> [Task details]: Shown below is a listing with pictures; reproduce exactly, and only, the lines between the ones containing "Write a Python" and "from matplotlib.patches import", inclusive, leaving the pictures out.

(Source code of charts)
····················

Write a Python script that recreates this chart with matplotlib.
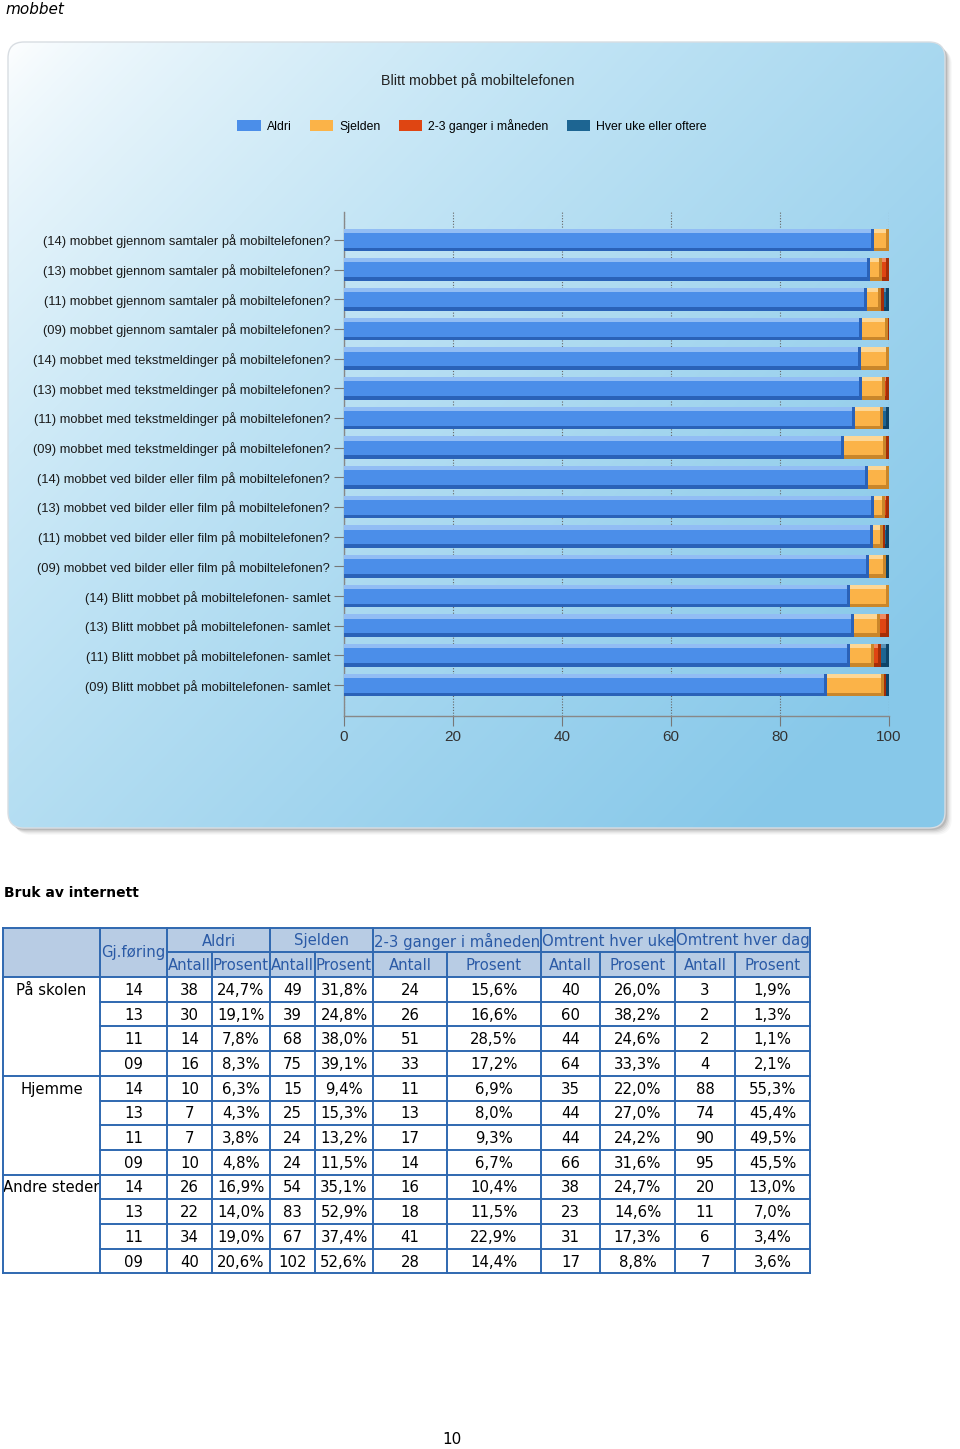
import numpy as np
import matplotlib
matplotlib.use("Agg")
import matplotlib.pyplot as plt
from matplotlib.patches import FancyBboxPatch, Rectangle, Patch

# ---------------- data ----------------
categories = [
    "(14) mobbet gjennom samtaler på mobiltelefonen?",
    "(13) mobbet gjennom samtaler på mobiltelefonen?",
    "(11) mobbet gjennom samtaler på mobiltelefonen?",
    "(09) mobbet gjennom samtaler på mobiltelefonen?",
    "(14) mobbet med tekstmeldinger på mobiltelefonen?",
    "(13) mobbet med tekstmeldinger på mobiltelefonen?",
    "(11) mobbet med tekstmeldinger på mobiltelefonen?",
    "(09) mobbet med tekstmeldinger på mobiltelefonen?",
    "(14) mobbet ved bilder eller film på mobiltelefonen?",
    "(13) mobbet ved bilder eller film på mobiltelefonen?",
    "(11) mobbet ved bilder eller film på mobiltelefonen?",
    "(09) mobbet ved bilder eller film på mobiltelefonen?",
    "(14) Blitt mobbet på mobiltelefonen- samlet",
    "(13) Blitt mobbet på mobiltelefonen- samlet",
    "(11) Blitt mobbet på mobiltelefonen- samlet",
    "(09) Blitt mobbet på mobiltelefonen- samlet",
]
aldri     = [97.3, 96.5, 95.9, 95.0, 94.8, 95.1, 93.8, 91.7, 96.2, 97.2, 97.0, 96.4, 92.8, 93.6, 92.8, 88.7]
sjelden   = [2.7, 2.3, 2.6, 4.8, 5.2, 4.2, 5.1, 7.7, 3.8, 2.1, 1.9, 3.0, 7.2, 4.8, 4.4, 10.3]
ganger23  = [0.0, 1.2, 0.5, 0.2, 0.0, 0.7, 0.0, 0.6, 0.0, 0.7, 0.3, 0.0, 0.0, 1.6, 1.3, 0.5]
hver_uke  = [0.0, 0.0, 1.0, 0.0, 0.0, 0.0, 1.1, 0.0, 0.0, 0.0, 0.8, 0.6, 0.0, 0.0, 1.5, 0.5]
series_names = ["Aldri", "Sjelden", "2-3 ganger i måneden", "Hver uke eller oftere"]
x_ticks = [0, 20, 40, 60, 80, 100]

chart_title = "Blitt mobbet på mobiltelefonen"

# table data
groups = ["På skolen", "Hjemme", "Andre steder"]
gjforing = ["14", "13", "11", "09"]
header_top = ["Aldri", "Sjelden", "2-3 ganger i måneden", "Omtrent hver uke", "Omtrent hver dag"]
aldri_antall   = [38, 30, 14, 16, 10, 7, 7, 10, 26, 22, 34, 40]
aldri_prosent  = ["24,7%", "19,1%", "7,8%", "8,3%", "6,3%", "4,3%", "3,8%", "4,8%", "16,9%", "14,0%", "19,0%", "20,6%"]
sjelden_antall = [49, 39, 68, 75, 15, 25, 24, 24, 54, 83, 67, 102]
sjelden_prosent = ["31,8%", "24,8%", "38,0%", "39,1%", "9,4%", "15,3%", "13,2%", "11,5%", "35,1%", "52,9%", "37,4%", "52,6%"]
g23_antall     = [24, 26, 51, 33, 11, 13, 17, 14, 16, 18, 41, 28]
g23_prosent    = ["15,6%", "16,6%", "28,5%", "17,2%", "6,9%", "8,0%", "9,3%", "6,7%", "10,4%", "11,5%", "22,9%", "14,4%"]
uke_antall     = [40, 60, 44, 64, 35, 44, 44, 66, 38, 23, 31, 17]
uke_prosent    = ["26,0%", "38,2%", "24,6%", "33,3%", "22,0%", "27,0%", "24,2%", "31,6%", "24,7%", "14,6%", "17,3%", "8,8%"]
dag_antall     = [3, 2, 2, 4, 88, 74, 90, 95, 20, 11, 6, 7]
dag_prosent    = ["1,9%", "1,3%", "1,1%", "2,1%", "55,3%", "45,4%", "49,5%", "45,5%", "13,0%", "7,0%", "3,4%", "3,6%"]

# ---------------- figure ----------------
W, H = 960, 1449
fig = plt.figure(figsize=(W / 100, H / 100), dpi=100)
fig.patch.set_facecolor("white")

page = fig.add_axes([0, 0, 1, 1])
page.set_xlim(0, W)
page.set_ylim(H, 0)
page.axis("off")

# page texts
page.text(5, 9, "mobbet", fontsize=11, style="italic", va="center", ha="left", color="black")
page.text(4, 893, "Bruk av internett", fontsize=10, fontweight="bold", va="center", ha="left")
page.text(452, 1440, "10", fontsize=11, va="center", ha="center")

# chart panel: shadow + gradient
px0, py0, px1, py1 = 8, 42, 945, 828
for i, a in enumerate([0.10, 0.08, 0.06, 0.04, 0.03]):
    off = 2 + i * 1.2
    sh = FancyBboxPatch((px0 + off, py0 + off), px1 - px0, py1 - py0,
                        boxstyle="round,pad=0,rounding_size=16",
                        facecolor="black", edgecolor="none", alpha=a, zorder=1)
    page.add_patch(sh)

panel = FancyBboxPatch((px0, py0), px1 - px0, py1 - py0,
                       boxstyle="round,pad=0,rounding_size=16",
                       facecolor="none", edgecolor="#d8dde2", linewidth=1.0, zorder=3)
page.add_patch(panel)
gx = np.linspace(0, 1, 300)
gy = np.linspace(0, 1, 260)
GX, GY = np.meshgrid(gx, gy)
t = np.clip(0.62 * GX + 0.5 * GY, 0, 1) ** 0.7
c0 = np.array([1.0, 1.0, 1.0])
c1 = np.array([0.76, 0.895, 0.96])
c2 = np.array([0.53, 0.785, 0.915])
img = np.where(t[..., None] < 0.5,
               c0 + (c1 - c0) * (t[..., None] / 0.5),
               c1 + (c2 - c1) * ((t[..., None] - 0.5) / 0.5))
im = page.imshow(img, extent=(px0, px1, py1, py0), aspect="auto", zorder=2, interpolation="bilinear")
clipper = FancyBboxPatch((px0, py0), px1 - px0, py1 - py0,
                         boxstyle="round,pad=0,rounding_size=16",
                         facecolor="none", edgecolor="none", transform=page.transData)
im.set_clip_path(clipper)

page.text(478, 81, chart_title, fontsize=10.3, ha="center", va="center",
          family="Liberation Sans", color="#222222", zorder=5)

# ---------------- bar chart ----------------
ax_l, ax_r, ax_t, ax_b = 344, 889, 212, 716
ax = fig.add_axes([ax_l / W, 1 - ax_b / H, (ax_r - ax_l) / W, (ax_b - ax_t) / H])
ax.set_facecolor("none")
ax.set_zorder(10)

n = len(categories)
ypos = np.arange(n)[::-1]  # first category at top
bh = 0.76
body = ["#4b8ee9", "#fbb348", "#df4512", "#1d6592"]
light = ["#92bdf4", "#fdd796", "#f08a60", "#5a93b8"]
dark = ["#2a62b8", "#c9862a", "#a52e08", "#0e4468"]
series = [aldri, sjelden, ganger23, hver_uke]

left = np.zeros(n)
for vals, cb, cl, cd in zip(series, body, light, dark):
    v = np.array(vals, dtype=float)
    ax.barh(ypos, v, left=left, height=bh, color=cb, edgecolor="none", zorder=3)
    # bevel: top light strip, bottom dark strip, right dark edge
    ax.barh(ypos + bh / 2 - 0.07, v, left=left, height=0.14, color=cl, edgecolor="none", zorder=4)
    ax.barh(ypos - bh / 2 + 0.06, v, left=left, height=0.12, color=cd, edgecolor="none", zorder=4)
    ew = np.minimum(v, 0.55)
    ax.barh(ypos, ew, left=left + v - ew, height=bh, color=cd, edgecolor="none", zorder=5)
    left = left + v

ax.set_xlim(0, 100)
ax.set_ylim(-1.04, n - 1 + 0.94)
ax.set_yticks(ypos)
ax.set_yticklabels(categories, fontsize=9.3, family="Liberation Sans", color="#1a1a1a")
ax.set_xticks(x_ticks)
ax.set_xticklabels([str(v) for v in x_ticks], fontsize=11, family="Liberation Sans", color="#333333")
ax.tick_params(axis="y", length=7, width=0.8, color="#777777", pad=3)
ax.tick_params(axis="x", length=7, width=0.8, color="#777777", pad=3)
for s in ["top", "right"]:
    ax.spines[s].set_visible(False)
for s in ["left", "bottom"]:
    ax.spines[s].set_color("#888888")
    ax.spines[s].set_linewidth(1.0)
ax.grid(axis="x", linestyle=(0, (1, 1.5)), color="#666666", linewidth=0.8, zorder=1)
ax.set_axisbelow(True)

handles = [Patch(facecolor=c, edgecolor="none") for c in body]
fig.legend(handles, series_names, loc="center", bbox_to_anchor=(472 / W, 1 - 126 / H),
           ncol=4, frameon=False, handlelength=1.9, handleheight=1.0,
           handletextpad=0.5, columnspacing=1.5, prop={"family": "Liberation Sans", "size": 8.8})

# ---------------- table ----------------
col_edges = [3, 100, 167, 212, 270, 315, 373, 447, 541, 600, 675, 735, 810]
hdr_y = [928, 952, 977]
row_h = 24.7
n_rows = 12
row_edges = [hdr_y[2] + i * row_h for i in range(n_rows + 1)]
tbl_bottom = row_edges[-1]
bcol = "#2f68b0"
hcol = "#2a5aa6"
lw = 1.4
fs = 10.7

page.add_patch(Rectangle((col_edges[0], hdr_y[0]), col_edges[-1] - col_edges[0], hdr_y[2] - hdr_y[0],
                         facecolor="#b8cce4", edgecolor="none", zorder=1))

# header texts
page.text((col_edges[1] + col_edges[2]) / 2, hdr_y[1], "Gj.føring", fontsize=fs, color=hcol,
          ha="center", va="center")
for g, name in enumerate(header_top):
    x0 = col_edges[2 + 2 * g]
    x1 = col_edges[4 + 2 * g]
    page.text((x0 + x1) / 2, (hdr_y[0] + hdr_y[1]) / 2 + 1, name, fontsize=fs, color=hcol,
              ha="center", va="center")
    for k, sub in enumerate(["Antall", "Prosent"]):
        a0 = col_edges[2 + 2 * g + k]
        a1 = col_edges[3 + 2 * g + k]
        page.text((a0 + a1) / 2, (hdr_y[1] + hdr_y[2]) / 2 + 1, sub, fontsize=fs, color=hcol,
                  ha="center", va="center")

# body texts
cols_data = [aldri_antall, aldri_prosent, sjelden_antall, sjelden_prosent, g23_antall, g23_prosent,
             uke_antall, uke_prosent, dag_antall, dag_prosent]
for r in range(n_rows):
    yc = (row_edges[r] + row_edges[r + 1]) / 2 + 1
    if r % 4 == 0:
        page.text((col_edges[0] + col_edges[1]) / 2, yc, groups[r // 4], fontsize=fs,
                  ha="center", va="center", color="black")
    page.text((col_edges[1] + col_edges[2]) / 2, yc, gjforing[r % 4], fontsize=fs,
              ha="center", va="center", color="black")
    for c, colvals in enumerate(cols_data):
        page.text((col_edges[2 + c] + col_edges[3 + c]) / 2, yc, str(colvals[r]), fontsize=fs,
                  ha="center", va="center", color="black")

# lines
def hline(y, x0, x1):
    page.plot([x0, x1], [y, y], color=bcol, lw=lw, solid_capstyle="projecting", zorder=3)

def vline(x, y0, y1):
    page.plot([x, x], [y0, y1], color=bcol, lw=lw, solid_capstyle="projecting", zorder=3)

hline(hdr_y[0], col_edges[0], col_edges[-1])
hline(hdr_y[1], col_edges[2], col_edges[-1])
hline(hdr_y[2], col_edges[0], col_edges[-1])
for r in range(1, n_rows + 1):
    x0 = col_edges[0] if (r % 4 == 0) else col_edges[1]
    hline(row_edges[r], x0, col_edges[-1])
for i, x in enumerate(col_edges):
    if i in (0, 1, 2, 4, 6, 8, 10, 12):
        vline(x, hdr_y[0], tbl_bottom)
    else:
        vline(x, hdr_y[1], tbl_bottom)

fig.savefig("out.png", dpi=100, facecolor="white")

····················

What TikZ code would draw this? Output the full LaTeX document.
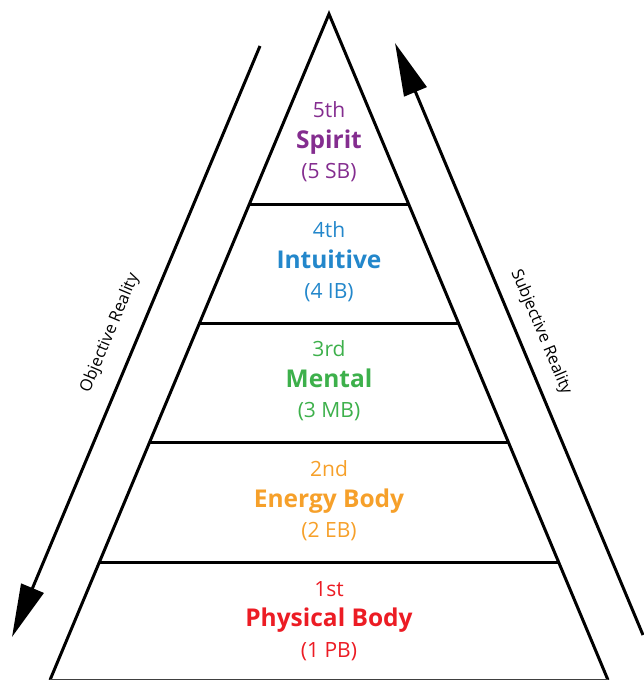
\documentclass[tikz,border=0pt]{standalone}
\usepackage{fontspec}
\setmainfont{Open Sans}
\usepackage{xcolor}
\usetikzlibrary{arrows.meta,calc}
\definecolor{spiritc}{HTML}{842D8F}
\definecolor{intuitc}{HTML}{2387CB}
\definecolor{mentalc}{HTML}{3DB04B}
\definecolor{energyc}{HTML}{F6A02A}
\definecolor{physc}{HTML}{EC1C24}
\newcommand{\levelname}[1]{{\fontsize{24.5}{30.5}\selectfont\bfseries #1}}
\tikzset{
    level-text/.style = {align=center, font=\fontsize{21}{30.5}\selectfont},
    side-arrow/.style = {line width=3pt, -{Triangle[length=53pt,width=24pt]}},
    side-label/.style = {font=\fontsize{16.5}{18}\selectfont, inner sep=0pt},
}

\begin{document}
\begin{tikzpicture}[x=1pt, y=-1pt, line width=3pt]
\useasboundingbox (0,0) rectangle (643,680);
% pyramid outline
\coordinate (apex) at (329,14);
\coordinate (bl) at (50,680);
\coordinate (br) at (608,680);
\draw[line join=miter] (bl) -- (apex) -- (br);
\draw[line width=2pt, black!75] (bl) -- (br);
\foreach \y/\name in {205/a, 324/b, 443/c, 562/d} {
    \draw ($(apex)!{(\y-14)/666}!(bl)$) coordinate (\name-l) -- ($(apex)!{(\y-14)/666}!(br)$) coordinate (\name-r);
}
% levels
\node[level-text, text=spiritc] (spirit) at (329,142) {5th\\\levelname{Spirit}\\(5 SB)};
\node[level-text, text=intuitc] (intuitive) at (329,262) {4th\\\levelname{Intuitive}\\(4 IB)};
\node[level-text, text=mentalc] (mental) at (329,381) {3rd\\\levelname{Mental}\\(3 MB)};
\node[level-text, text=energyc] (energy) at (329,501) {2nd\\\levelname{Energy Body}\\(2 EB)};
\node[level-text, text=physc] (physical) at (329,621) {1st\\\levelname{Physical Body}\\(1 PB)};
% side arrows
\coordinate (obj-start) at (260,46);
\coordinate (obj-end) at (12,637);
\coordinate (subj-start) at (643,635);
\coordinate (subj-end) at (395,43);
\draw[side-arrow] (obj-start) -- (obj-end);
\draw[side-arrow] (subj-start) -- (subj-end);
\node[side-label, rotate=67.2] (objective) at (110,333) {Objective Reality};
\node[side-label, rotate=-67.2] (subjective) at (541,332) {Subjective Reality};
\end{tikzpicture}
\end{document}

····················

> [Exercise output]:
Write a Python script that recreates this chart with matplotlib.
import numpy as np
import matplotlib
matplotlib.use("Agg")
import matplotlib.pyplot as plt
from matplotlib.patches import FancyBboxPatch, Rectangle, Patch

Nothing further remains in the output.